其次,平等觀念也是馬克思主義、社會主義追求的根本觀念。馬克思主義的創始人批判地繼承了啟蒙運動的思想遺產,進一步把社會主義的根本使命理解為消滅私有制,建立人與人之間的新型的平等關系。然而,正如馬克思在《哥達綱領批判》中所指出的,在剛從資本主義社會脫胎出來的共產主義社會的初級階段(即我們所說的社會主義階段),“平等的權利按照原則仍然是資產階級的權利”,因為在這個階段中,平等是以同一尺度——勞動來計量的,而正如盧梭在前面指出的,由于人們在自然上的或生理上的特征方面的差別,他們在經濟分配方面仍然處于不平等的地位。
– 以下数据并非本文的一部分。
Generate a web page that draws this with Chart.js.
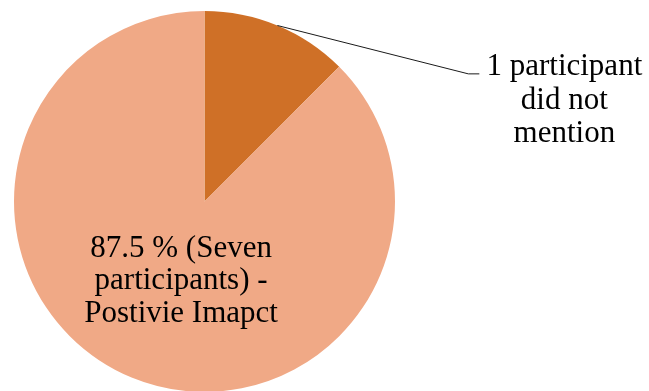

恩格斯在1875年3月致奧·倍倍爾的信中,也明確表示,用“消除一切社會的和政治的不平等”來代替“消滅一切階級差別”是不妥當的,因為在共產主義的初級階段,還根本不可能“消除一切社會的和政治的不平等”。盡管如此,馬克思主義的創始人仍然堅定不移地強調,應該把追求切實可行的平等作為社會主義發展的根本目標。
秉承馬克思主義的思想傳統,中國共產黨在為建立新中國而奮斗時,就把實現人與人之間的新型的平等關系作為自己的根本奮斗目標。共和國建立后,在經濟社會生活中面臨著一個繞不過去的難題,即官員的福利問題,如醫療、住房、用車等等,結果找到的是科層制(省部級、廳局級、縣團級、鄉科級等)。但在現實生活中,不斷聽到單位、個人爭級別的故事,有些干部的名片上赫然寫著 “相當于局級巡視員”。某些人對級別豈止是追求,簡直到了頂禮膜拜的程度。這種現象既不符合馬克思主義創始人提出的理論觀點,也不符合社會主義追求的價值目標,需要引起我們的警惕。
再次,平等觀念在近現代中國社會的語境中也正是辛亥革命追求的目標。然而,盡管辛亥革命顛覆了帝制,但它并沒有真正觸動根深蒂固的等級制度、級別觀念和特權意識。改革開放以來,盡管傳統的計劃經濟模式向市場經濟的模式轉型,盡管體制上的改革也在不斷地深入,盡管主流意識形態不再談論階級和階級斗爭,但少數干部以權謀私、權力尋租的現象仍然比較嚴重,而整個社會也在漸漸地裂變成價值取向上存在著重大差異的不同階層和群體。一方面,特權意識陰魂不散,炫官以求得特權、炫富以感榮耀的現象,時有所聞;另一方面,網民們則把對特權意識的曝光理解為自己的重要使命,往往對這類現象窮追不舍,而貧富差異的加劇又導致了仇富心理的泛濫。
我們認為,平等觀念應該成為社會主義核心價值中的基礎性觀念。事實上,也只有在這一觀念的基礎上,其他價值觀念才能在自洽的狀態下得到健康的發展。